- Born: December 22, 1986 (age 39) San Diego, California, U.S.
- Occupation: Actor
- Years active: 1991–present

= Jeffery Wood =

American actor (born 1986)

Jeffery Wood (born December 22, 1986) is an American actor. He is best known for his role as Austin Warren during the first two seasons of the 1990s sitcom, In the House, and Jimmy Harrison on Sunset Beach.

In 2017, Wood starred alongside Nathan Fillion as the 'Warlock' in the live-action trailer for the Bungie and Activision video game, Destiny 2.

==Acting career==
Wood made his on-screen debut in commercials and guest starring television roles. In 1994, he landed a role in the Tony award winning Vivian Beaumont Theater revival of Carousel. After a year with the production, he landed his first major television role as Austin Warren in the then-NBC sitcom In the House.

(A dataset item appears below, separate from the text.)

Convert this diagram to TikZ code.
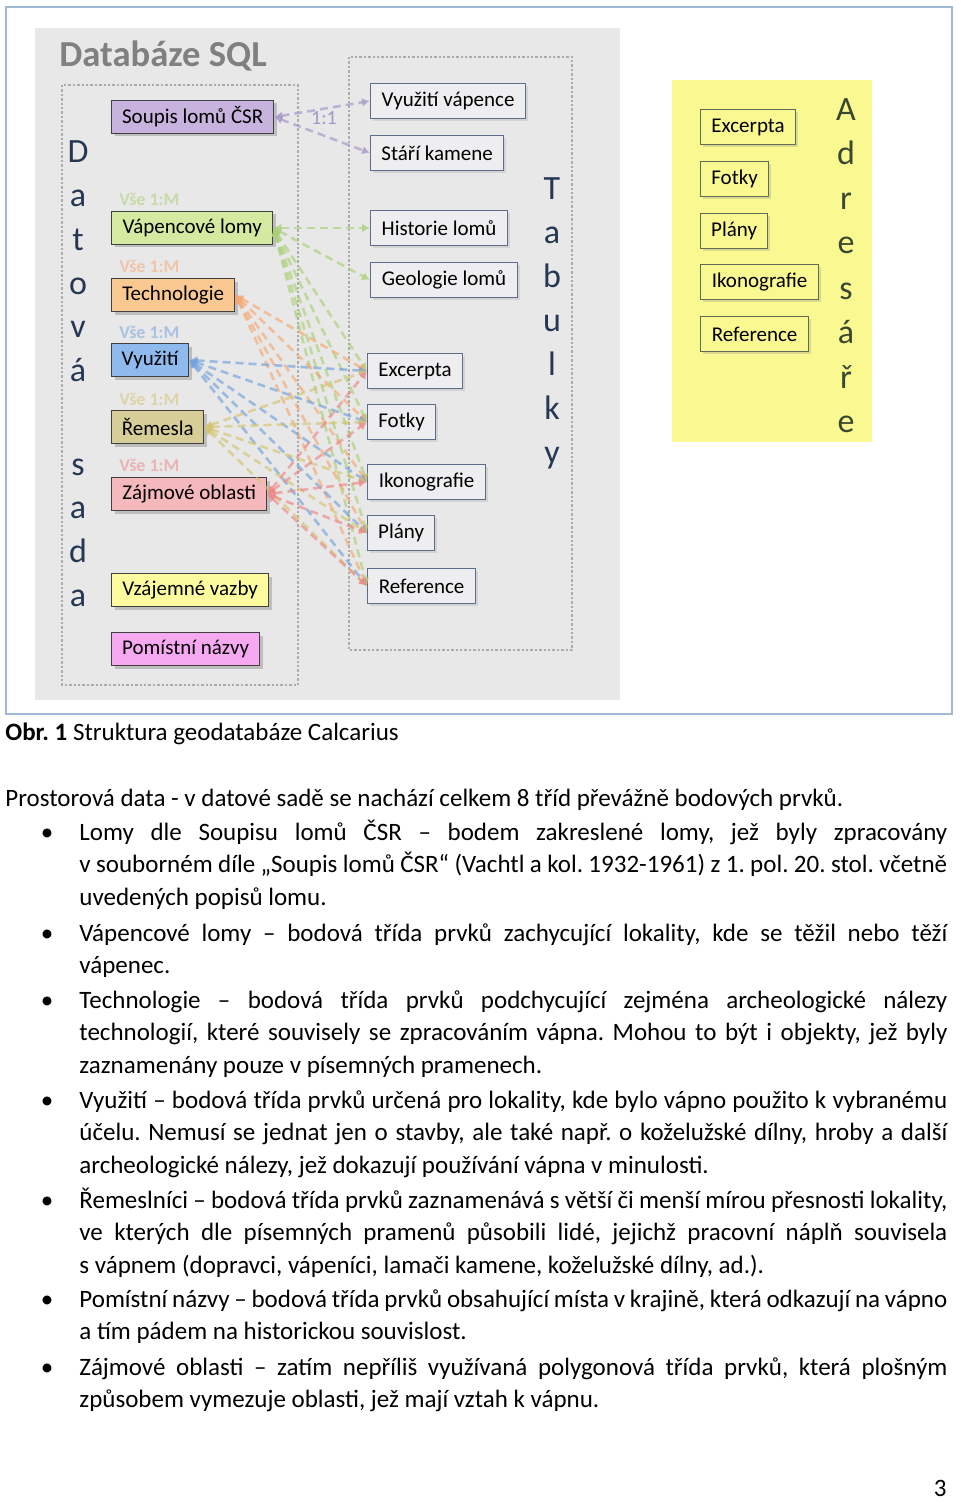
\documentclass[tikz,border=0pt]{standalone}
\usepackage{fontspec}
\setmainfont{Carlito}
\usepackage{tikz}
\usetikzlibrary{arrows.meta,shadows}
\frenchspacing
\newlength\px \setlength\px{0.5pt}
\definecolor{panelgray}{RGB}{232,232,232}
\definecolor{framecol}{RGB}{160,185,212}
\definecolor{titlegray}{RGB}{128,128,128}
\definecolor{datnavy}{RGB}{38,55,84}
\definecolor{adrgreen}{RGB}{58,72,48}
\definecolor{adryellow}{RGB}{250,248,145}
\definecolor{tabborder}{RGB}{92,110,138}
\definecolor{tabfill}{RGB}{238,238,240}
\definecolor{soupisfill}{RGB}{200,178,222}
\definecolor{vapfill}{RGB}{212,234,160}
\definecolor{techfill}{RGB}{250,200,145}
\definecolor{vyuzfill}{RGB}{143,186,238}
\definecolor{remfill}{RGB}{214,206,150}
\definecolor{zajfill}{RGB}{245,184,188}
\definecolor{vazbyfill}{RGB}{252,252,158}
\definecolor{pomfill}{RGB}{246,168,240}
\definecolor{relpurple}{RGB}{165,150,200}
\definecolor{relgreen}{RGB}{170,208,118}
\definecolor{relorange}{RGB}{245,168,115}
\definecolor{relblue}{RGB}{115,162,220}
\definecolor{relkhaki}{RGB}{212,196,112}
\definecolor{relpink}{RGB}{238,135,135}
\tikzset{
  dbox/.style={draw=black!75, line width=0.7pt, minimum height=33\px, inner sep=0pt,
               anchor=west, font=\fontsize{10.5}{12}\selectfont,
               drop shadow={shadow xshift=1.5pt, shadow yshift=-1.5pt, opacity=0.4}},
  tbox/.style={draw=tabborder, fill=tabfill, line width=0.6pt, minimum height=35\px,
               inner sep=0pt, anchor=west, font=\fontsize{10.5}{12}\selectfont,
               drop shadow={shadow xshift=1pt, shadow yshift=-1.2pt, opacity=0.2}},
  abox/.style={draw=adrgreen!80, fill=adryellow, line width=0.6pt, minimum height=35\px,
               inner sep=0pt, anchor=west, font=\fontsize{10.5}{12}\selectfont,
               drop shadow={shadow xshift=1pt, shadow yshift=-1.2pt, opacity=0.25}},
  vlet/.style={anchor=base, inner sep=0pt, font=\fontsize{17}{17}\selectfont},
  card/.style={anchor=west, inner sep=0pt, font=\fontsize{9}{10}\selectfont\bfseries},
  rel/.style={dash pattern=on 4pt off 2.5pt, line width=1.3pt, opacity=0.65,
              {Latex[length=4pt,width=4.5pt]}-{Latex[length=4pt,width=4.5pt]}},
  dotbox/.style={draw=gray!65, densely dotted, line width=1.2pt},
  bodytext/.style={anchor=base west, inner sep=0pt, text width=868\px, align=justify,
                   font=\fontsize{12.5}{16.35}\selectfont},
  plain/.style={anchor=base west, inner sep=0pt, font=\fontsize{12.5}{16.35}\selectfont},
  bul/.style={anchor=base, inner sep=0pt, font=\fontsize{12.5}{16.35}\selectfont},
}
\begin{document}
\begin{tikzpicture}[x=0.5pt,y=-0.5pt,line cap=butt]
  \useasboundingbox (0,0) rectangle (960,1503);
  \fill[white] (0,0) rectangle (960,1503);
  % ---- ramecek obrazku ----
  \draw[framecol, line width=0.6pt] (6,7) rectangle (952,714);
  \fill[panelgray] (35,28) rectangle (620,700);
  \node[anchor=west, inner sep=0pt, text=titlegray, font=\fontsize{18.3}{20}\selectfont\bfseries]
    (title) at (59,56) {Databáze SQL};
  \draw[dotbox] (62,85) rectangle (298,685);
  \draw[dotbox] (349,57) rectangle (572,650);
  % ---- adresare ----
  \fill[adryellow] (672,80) rectangle (872,442);
  % ---- datova sada ----
  \node[dbox, fill=soupisfill, minimum width=162\px] (soupis)  at (111,117) {Soupis lomů ČSR};
  \node[dbox, fill=vapfill,    minimum width=161\px] (vaplomy) at (111,228) {Vápencové lomy};
  \node[dbox, fill=techfill,   minimum width=123\px] (tech)    at (111,295) {Technologie};
  \node[dbox, fill=vyuzfill,   minimum width=77\px]  (vyuz)    at (111,360) {Využití};
  \node[dbox, fill=remfill,    minimum width=92\px]  (rem)     at (111,427) {Řemesla};
  \node[dbox, fill=zajfill,    minimum width=155\px] (zaj)     at (111,494) {Zájmové oblasti};
  \node[dbox, fill=vazbyfill,  minimum width=157\px] (vazby)   at (111,590) {Vzájemné vazby};
  \node[dbox, fill=pomfill,    minimum width=148\px] (pomist)  at (111,649) {Pomístní názvy};
  \foreach \c/\y in {relgreen/199,relorange/266,relblue/332,relkhaki/399,relpink/465}
    \node[card, text=\c!55!panelgray] at (119,\y) {Vše 1:M};
  % ---- tabulky ----
  \node[tbox, minimum width=155\px] (tvyuz)  at (370,101) {Využití vápence};
  \node[tbox, minimum width=133\px] (tstari) at (370,153) {Stáří kamene};
  \node[tbox, minimum width=137\px] (thist)  at (370,228) {Historie lomů};
  \node[tbox, minimum width=147\px] (tgeol)  at (370,280) {Geologie lomů};
  \node[tbox, minimum width=95\px]  (texc)   at (367,371) {Excerpta};
  \node[tbox, minimum width=68\px]  (tfot)   at (367,422) {Fotky};
  \node[tbox, minimum width=118\px] (tiko)   at (367,482) {Ikonografie};
  \node[tbox, minimum width=67\px]  (tplan)  at (367,533) {Plány};
  \node[tbox, minimum width=108\px] (tref)   at (367,586) {Reference};
  % ---- adresare, krabicky ----
  \node[abox, minimum width=95\px]  (aexc)  at (700,127) {Excerpta};
  \node[abox, minimum width=68\px]  (afot)  at (700,179) {Fotky};
  \node[abox, minimum width=67\px]  (aplan) at (700,231) {Plány};
  \node[abox, minimum width=118\px] (aiko)  at (700,282) {Ikonografie};
  \node[abox, minimum width=108\px] (aref)  at (700,334) {Reference};
  % ---- svisle popisky ----
  \foreach \l/\y in {D/163,a/206,t/250,o/294,v/337,á/381,s/475,a/518,d/562,a/606}
    \node[vlet, text=datnavy] at (78,\y) {\l};
  \foreach \l/\y in {T/199,a/243,b/287,u/331,l/375,k/419,y/463}
    \node[vlet, text=datnavy] at (552,\y) {\l};
  \foreach \l/\y in {A/121,d/165,r/210,e/254,s/299,á/343,ř/388,e/432}
    \node[vlet, text=adrgreen] at (846,\y) {\l};
  % ---- vazby ----
  \draw[rel, relpurple] (soupis.east) -- (tvyuz.west);
  \draw[rel, relpurple] (soupis.east) -- (tstari.west);
  \node[inner sep=0pt, text=relpurple, font=\fontsize{10}{11}\selectfont] (jednaku) at (324,118) {1:1};
  \draw[rel, relgreen] (vaplomy.east) -- (thist.west);
  \draw[rel, relgreen] (vaplomy.east) -- (tgeol.west);
  \foreach \s/\c in {vaplomy/relgreen,tech/relorange,vyuz/relblue,rem/relkhaki,zaj/relpink}
    \foreach \t in {texc,tfot,tiko,tplan,tref}
      \draw[rel, \c] (\s.east) -- (\t.west);
  % ---- text pod obrazkem ----
  \node[plain] (popis) at (5,740) {\textbf{Obr. 1} Struktura geodatabáze Calcarius};
  \node[plain] (uvod) at (5,806) {Prostorová data - v datové sadě se nachází celkem 8 tříd převážně bodových prvků.};
  \foreach \y in {840,941,1008,1108,1208,1307,1375}
    \node[bul] at (47,\y) {\textbullet};
  \node[bodytext] (b1) at (79,840) {Lomy dle Soupisu lomů ČSR – bodem zakreslené lomy, jež byly zpracovány\linebreak
    v souborném díle „Soupis lomů ČSR“ (Vachtl a kol. 1932-1961) z 1. pol. 20. stol. včetně\linebreak
    uvedených popisů lomu.};
  \node[bodytext] (b2) at (79,941) {Vápencové lomy – bodová třída prvků zachycující lokality, kde se těžil nebo těží\linebreak
    vápenec.};
  \node[bodytext] (b3) at (79,1008) {Technologie – bodová třída prvků podchycující zejména archeologické nálezy\linebreak
    technologií, které souvisely se zpracováním vápna. Mohou to být i objekty, jež byly\linebreak
    zaznamenány pouze v písemných pramenech.};
  \node[bodytext] (b4) at (79,1108) {Využití – bodová třída prvků určená pro lokality, kde bylo vápno použito k vybranému\linebreak
    účelu. Nemusí se jednat jen o stavby, ale také např. o koželužské dílny, hroby a další\linebreak
    archeologické nálezy, jež dokazují používání vápna v minulosti.};
  \node[bodytext] (b5) at (79,1208) {Řemeslníci – bodová třída prvků zaznamenává s větší či menší mírou přesnosti lokality,\linebreak
    ve kterých dle písemných pramenů působili lidé, jejichž pracovní náplň souvisela\linebreak
    s vápnem (dopravci, vápeníci, lamači kamene, koželužské dílny, ad.).};
  \node[bodytext] (b6) at (79,1307) {Pomístní názvy – bodová třída prvků obsahující místa v krajině, která odkazují na vápno\linebreak
    a tím pádem na historickou souvislost.};
  \node[bodytext] (b7) at (79,1375) {Zájmové oblasti – zatím nepříliš využívaná polygonová třída prvků, která plošným\linebreak
    způsobem vymezuje oblasti, jež mají vztah k vápnu.};
  \node[anchor=base east, inner sep=0pt, font=\fontsize{12.5}{16.35}\selectfont] (strana) at (947,1496) {3};
\end{tikzpicture}
\end{document}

He has also made appearances on several series, including New York Undercover, The Parent 'Hood, Strong Medicine and had a contract role as Jimmy Harrison on NBC's soap opera Sunset Beach from 1997–1999.

==Filmography==
===Film===

| Year | Title | Role | Notes |
|---|---|---|---|
| 1997 | Little Cobras: Operation Dalmatian | Timothy |  |
| 1998 | Young Hearts Unlimited | Tyler | TV movie |
| 2014 | Like She Can | Wade Tyler | Short film |
| 2015 | Arguments | Alan | Short film |
| 2015 | Losing Focus | Chris | Short film |
| 2016 | Over 21 | Jason Powell | Short film |
| 2016 | Your Turn | Dante | Short film |
| 2017 | Destiny 2 New Legends Will Rise Live Action Trailer | Warlock | Trailer/National Commercial |

===Television===

| Year | Title | Role | Notes |
|---|---|---|---|
| 1995 | New York Undercover | Elmore | Episode: "CAT" |
| 1995 | The Wright Verdicts |  |  |
| 1995–1996 | In the House | Austin Warren | Seasons 1–2 |
| 1996 | Public Morals | Robert | Episode: "The Aqua Cover" |
| 1997 | The Parent 'Hood | Hakeem | 2 episodes |
| 1998 | Fame L.A. | Kid | Episode: "Duet" |
| 1998–1999 | Sunset Beach | Jimmy Harrison | 50 episodes |
| 1999 | Promised Land | David Phillips | Episode: "What's in a Word" |
| 1999 | Grown Ups | Young J. Calvin Frazier | Episode: "Why Can't We Not Be Friends" |
| 2000 | Arli$$ |  | Episode: "It's Who You Know" |
| 2000 | Strong Medicine | Bug | Episode: "Second Look" |
| 2006 | Just for Kicks | Ryan | Episode: "The Freudian Kick" |
| 2013 | Life After | Himself | Episode: "Maia Campbell: In the House" |

==Theater==

| Year | Show | Role | Notes |
|---|---|---|---|
| 1994 | Carousel | Snow Child | Vivian Beaumont Theater February 18, 1994 – January 15, 1995 |

==Music career==
In his early to mid teens, Wood made a transition into hip hop under the name J-Dub. After the release of his popular 2012 mixtape The Captain, he released his final album, Insomnia, in 2013.

==Business ventures==
In 2011, Wood created and ran RapRise.com, a blog site for unsigned hip hop.

In 2013, Wood created the film production company Puzzle Man.